Ohio State coach John Cooper was treating Friday night's Sugar Bowl as a way to forget last season's, and as a tuneup for next season's.
The Buckeyes came into the game against Texas A&M ranked No. 3, behind only Monday's Fiesta Bowl combatants, Florida State and Tennessee.
This season's Sugar Bowl notwithstanding, next season's is for all the marbles, as the Bowl Championship Series game moves from Tempe, Ariz., to the Superdome. "We'd like to be back here next year, when it's 1 vs. 2," Cooper said.
The Sugar Bowl holds no fond memories for the Buckeyes.
A year ago, FSU walloped them 31-14, with Thad Busby passing for 334 yards and a touchdown and running for a touchdown as the Seminoles limited OSU's offense to 207 yards.

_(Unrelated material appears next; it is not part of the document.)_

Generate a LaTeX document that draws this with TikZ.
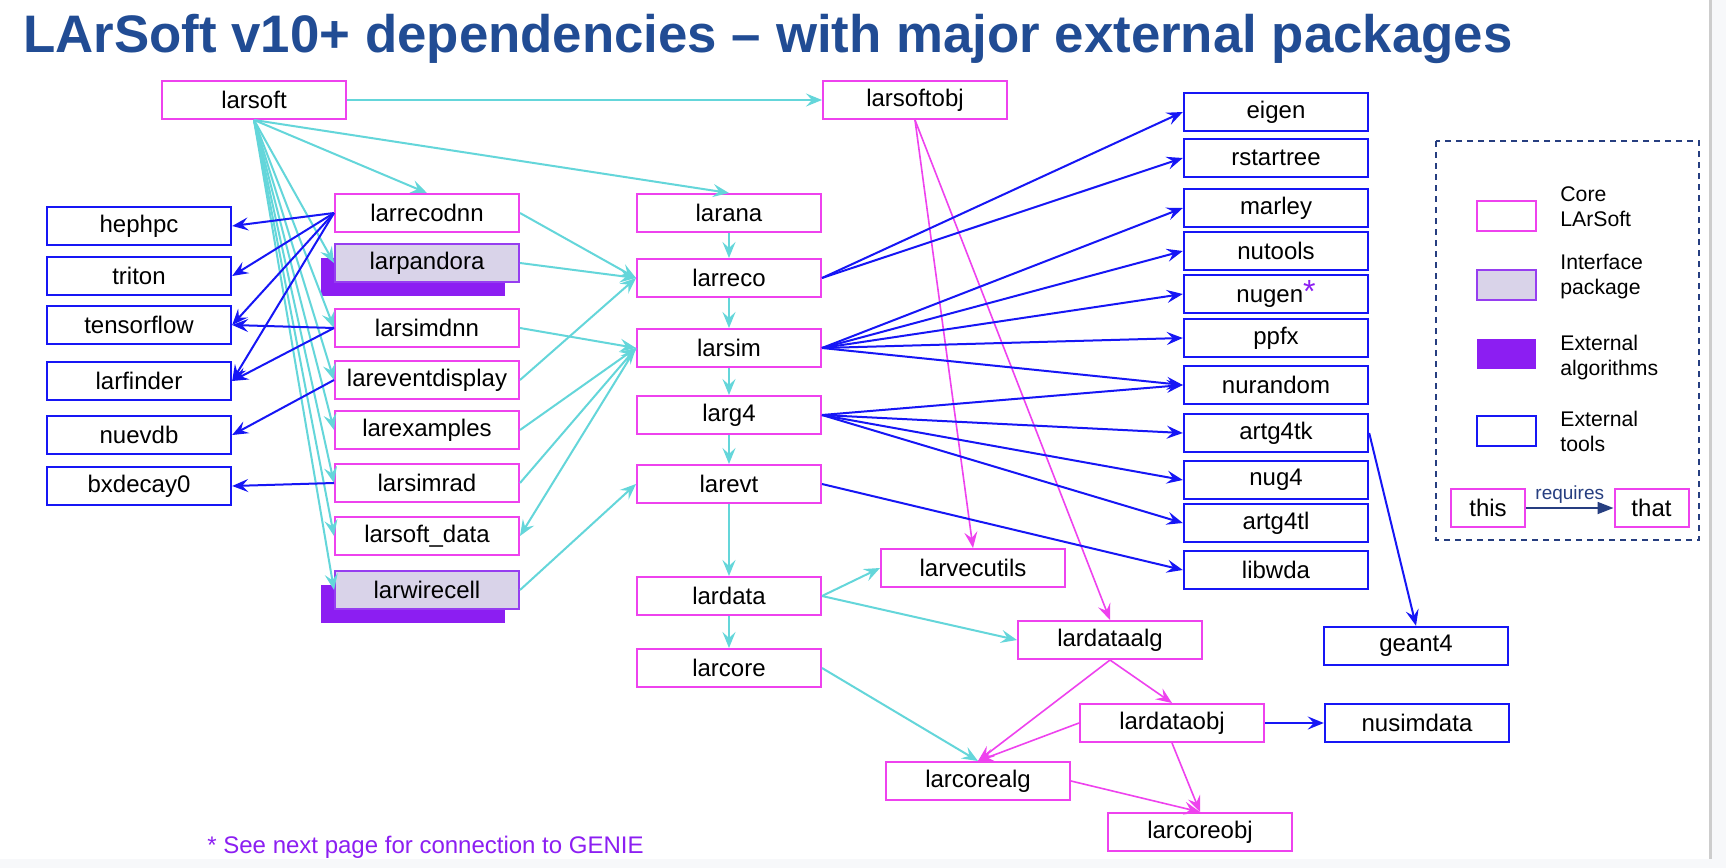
\documentclass[tikz,border=0pt]{standalone}
\usepackage{fontspec}
\setmainfont{Liberation Sans}
\usepackage{tikz}
\usetikzlibrary{arrows.meta,positioning,shadows}

\definecolor{corepink}{RGB}{238,66,238}
\definecolor{toolblue}{RGB}{22,22,245}
\definecolor{reqcyan}{RGB}{100,214,218}
\definecolor{ifacefill}{RGB}{217,211,233}
\definecolor{ifaceline}{RGB}{150,62,240}
\definecolor{algpurple}{RGB}{140,30,242}
\definecolor{keynavy}{RGB}{38,62,128}
\definecolor{titleblue}{RGB}{33,76,148}
\definecolor{pagegrey}{RGB}{247,248,250}
\definecolor{edgegrey}{RGB}{205,205,205}

\begin{document}
\begin{tikzpicture}[
   x=0.5pt, y=-0.5pt, on grid,
   every node/.style={font=\fontsize{12pt}{14pt}\selectfont},
   pkg/.style={rectangle, draw, line width=1pt, fill=white, inner sep=2pt,
               minimum width=92pt, minimum height=19pt},
   core/.style={pkg, draw=corepink},
   ifacebox/.style={pkg, draw=ifaceline, fill=ifacefill},
   iface/.style={ifacebox,
                 general shadow={fill=algpurple, shadow xshift=-7pt, shadow yshift=-7pt}},
   tool/.style={pkg, draw=toolblue, line width=1.2pt},
   arrowtip/.style={-{Stealth[length=8pt, width=6.5pt, inset=3pt]}},
   req/.style={arrowtip, reqcyan, line width=1pt},
   usetool/.style={arrowtip, toolblue, line width=1pt},
   dep/.style={arrowtip, corepink, line width=0.8pt},
   keytext/.style={font=\fontsize{10.6pt}{12.5pt}\selectfont, align=left, anchor=west, inner sep=2pt},
   heading/.style={font=\fontsize{26.4pt}{30pt}\selectfont\bfseries, text=titleblue, inner sep=0pt},
   footline/.style={text=algpurple, inner sep=0pt}
]
% page
\useasboundingbox (0,0) rectangle (1726,868);
\fill[white] (0,0) rectangle (1726,868);
\fill[pagegrey] (1711,0) rectangle (1726,868);
\fill[pagegrey] (0,859) rectangle (1726,868);
\draw[edgegrey, line width=1.5pt] (1710,0) -- (1710,859);

\node[heading, anchor=base west] (title) at (23,52)
     {LArSoft v10+ dependencies – with major external packages};

% Top level
\node[core] (larsoft) at (254,100) {larsoft};
\node[core] (larsoftobj) at (915,100) {larsoftobj};

% External tools, left
\node[tool] (hephpc) at (139,226) {hephpc};
\node[tool, below=25pt of hephpc] (triton) {triton};
\node[tool, below=24.5pt of triton] (tensorflow) {tensorflow};
\node[tool, below=28pt of tensorflow] (larfinder) {larfinder};
\node[tool, below=27pt of larfinder] (nuevdb) {nuevdb};
\node[tool, below=25.5pt of nuevdb] (bxdecay0) {bxdecay0};

% Experiment-facing packages
\node[core] (larrecodnn) at (427,213) {larrecodnn};
\node[iface, below=25pt of larrecodnn] (larpandora) {larpandora};
\node[core, below=32.5pt of larpandora] (larsimdnn) {larsimdnn};
\node[core, below=26pt of larsimdnn] (lareventdisplay) {lareventdisplay};
\node[core, below=25pt of lareventdisplay] (larexamples) {larexamples};
\node[core, below=26.5pt of larexamples] (larsimrad) {larsimrad};
\node[core, below=26.5pt of larsimrad] (larsoftdata) {larsoft\_data};
\node[iface, below=27pt of larsoftdata] (larwirecell) {larwirecell};

% Core chain
\node[core] (larana) at (729,213) {larana};
\node[core, below=32.5pt of larana] (larreco) {larreco};
\node[core, below=35pt of larreco] (larsim) {larsim};
\node[core, below=33.5pt of larsim] (larg4) {larg4};
\node[core, below=34.5pt of larg4] (larevt) {larevt};
\node[core, below=56pt of larevt] (lardata) {lardata};
\node[core, below=36pt of lardata] (larcore) {larcore};

% Lower core
\node[core] (larvecutils) at (973,568) {larvecutils};
\node[core] (lardataalg) at (1110,640) {lardataalg};
\node[core] (lardataobj) at (1172,723) {lardataobj};
\node[core] (larcorealg) at (978,781) {larcorealg};
\node[core] (larcoreobj) at (1200,832) {larcoreobj};

% External tools, right
\node[tool] (eigen) at (1276,112) {eigen};
\node[tool, below=23pt of eigen] (rstartree) {rstartree};
\node[tool, below=25pt of rstartree] (marley) {marley};
\node[tool, below=21.5pt of marley] (nutools) {nutools};
\node[tool, below=21.5pt of nutools] (nugen)
     {nugen\textcolor{algpurple}{\fontsize{16pt}{16pt}\selectfont *}};
\node[tool, below=22pt of nugen] (ppfx) {ppfx};
\node[tool, below=23.5pt of ppfx] (nurandom) {nurandom};
\node[tool, below=24pt of nurandom] (artg4tk) {artg4tk};
\node[tool, below=23.5pt of artg4tk] (nug4) {nug4};
\node[tool, below=21.5pt of nug4] (artg4tl) {artg4tl};
\node[tool, below=23.5pt of artg4tl] (libwda) {libwda};
\node[tool] (geant4) at (1416,646) {geant4};
\node[tool, right=122.5pt of lardataobj] (nusimdata) {nusimdata};

% larsoft requires
\draw[req] (larsoft) -- (larsoftobj);
\draw[req] (larsoft.south) -- (larrecodnn.north);
\draw[req] (larsoft.south) -- (larana.north);
\draw[req] (larsoft.south) -- (larpandora.west);
\draw[req] (larsoft.south) -- (larsimdnn.west);
\draw[req] (larsoft.south) -- (lareventdisplay.west);
\draw[req] (larsoft.south) -- (larexamples.west);
\draw[req] (larsoft.south) -- (larsimrad.west);
\draw[req] (larsoft.south) -- (larsoftdata.west);
\draw[req] (larsoft.south) -- (larwirecell.west);

% into the core chain
\draw[req] (larrecodnn.east) -- (larreco.west);
\draw[req] (larpandora.east) -- (larreco.west);
\draw[req] (lareventdisplay.east) -- (larreco.west);
\draw[req] (larsimdnn.east) -- (larsim.west);
\draw[req] (larexamples.east) -- (larsim.west);
\draw[req] (larsimrad.east) -- (larsim.west);
\draw[req] (larsim.west) -- (larsoftdata.east);
\draw[req] (larwirecell.east) -- (larevt.west);

\draw[req] (larana) -- (larreco);
\draw[req] (larreco) -- (larsim);
\draw[req] (larsim) -- (larg4);
\draw[req] (larg4) -- (larevt);
\draw[req] (larevt) -- (lardata);
\draw[req] (lardata) -- (larcore);
\draw[req] (lardata.east) -- (larvecutils.west);
\draw[req] (lardata.east) -- (lardataalg.west);
\draw[req] (larcore.east) -- (larcorealg.north);

% lower core
\draw[dep] (larsoftobj.south) -- (larvecutils.north);
\draw[dep] (larsoftobj.south) -- (lardataalg.north);
\draw[dep] (lardataalg.south) -- (larcorealg.north);
\draw[dep] (lardataalg.south) -- (lardataobj.north);
\draw[dep] (lardataobj.west) -- (larcorealg.north);
\draw[dep] (lardataobj.south) -- (larcoreobj.north);
\draw[dep] (larcorealg.east) -- (larcoreobj.north);

% external tools
\draw[usetool] (larrecodnn.west) -- (hephpc.east);
\draw[usetool] (larrecodnn.west) -- (triton.east);
\draw[usetool] (larrecodnn.west) -- (tensorflow.east);
\draw[usetool] (larrecodnn.west) -- (larfinder.east);
\draw[usetool] (larsimdnn.west) -- (tensorflow.east);
\draw[usetool] (larsimdnn.west) -- (larfinder.east);
\draw[usetool] (lareventdisplay.west) -- (nuevdb.east);
\draw[usetool] (larsimrad.west) -- (bxdecay0.east);

\draw[usetool] (larreco.east) -- (eigen.west);
\draw[usetool] (larreco.east) -- (rstartree.west);
\draw[usetool] (larsim.east) -- (marley.west);
\draw[usetool] (larsim.east) -- (nutools.west);
\draw[usetool] (larsim.east) -- (nugen.west);
\draw[usetool] (larsim.east) -- (ppfx.west);
\draw[usetool] (larsim.east) -- (nurandom.west);
\draw[usetool] (larg4.east) -- (nurandom.west);
\draw[usetool] (larg4.east) -- (artg4tk.west);
\draw[usetool] (larg4.east) -- (nug4.west);
\draw[usetool] (larg4.east) -- (artg4tl.west);
\draw[usetool] (larevt.east) -- (libwda.west);
\draw[usetool] (artg4tk.east) -- (geant4.north);
\draw[usetool] (lardataobj) -- (nusimdata);

% Legend
\draw[keynavy, line width=0.9pt, dash pattern=on 3pt off 2.5pt] (1436,141) rectangle (1699,540);
\node[core, minimum width=29.5pt, minimum height=15pt] (keycore) at (1506.5,216) {};
\node[ifacebox, minimum width=29.5pt, minimum height=15pt] (keyiface) at (1506.5,285) {};
\node[rectangle, fill=algpurple, minimum width=29.5pt, minimum height=15pt] (keyalg) at (1506.5,354) {};
\node[tool, minimum width=29.5pt, minimum height=15pt] (keytool) at (1506.5,431) {};
\node[keytext] (keycoretxt) at (1556,206.5) {Core\\LArSoft};
\node[keytext] (keyifacetxt) at (1556,277) {Interface\\package};
\node[keytext] (keyalgtxt) at (1556,357.5) {External\\algorithms};
\node[keytext] (keytooltxt) at (1556,431) {External\\tools};
\node[core, minimum width=37pt] (keythis) at (1488,508) {this};
\node[core, minimum width=37pt] (keythat) at (1651.5,508) {that};
\draw[-{Triangle[length=8pt, width=6pt]}, keynavy, line width=0.9pt] (keythis) --
     node[above, font=\fontsize{9.5pt}{11pt}\selectfont, inner sep=2pt] (keyreq) {requires} (keythat);

\node[footline, anchor=base west] (genie) at (207,853) {* See next page for connection to GENIE};
\end{tikzpicture}
\end{document}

That was Ohio State's second Sugar Bowl since 1978, and it was no better than the first. In Ohio State's first visit, a meeting between legendary coaches Woody Hayes and Paul "Bear" Bryant of Alabama, the Crimson Tide swept away the Buckeyes 35-6.
The Aggies' memory of their only other Sugar Bowl appearance is far more pleasant. Well, for those who are still around. Fifty-nine years ago, John Kimbrough ran for 159 yards in Tulane Stadium, and Texas A&M beat Tulane 14-13 for its only national championship.
The star of this season's Aggies team is cornerback Antoine Winfield, who said he spent the weeks before Friday night's game clearing his mind of the disappointment of not being able to compete for a national championship.
Not that the voters who select the best defensive back in the country seemed to mind. Although Winfield didn't have an interception all season and, in his own words, "just went through the motions for the last five or six games," he received the Jim Thorpe Award.
"I think I kind of got lazy the second half of the year," Winfield said. "I was more relaxed. The first half of the season, teams tended not to throw to my side, so I didn't expect them to do that. I came out to practice relaxed, just joking around and not really working on my technique. The last couple of games I was just trotting around and just basically sticking to my man."
"I heard he said that," A&M defensive backs coach Jon Tenuda said. "I think he was just down on himself because he wasn't making the big plays when he had the chance. But for him to say he was lazy, well, that's just him talking."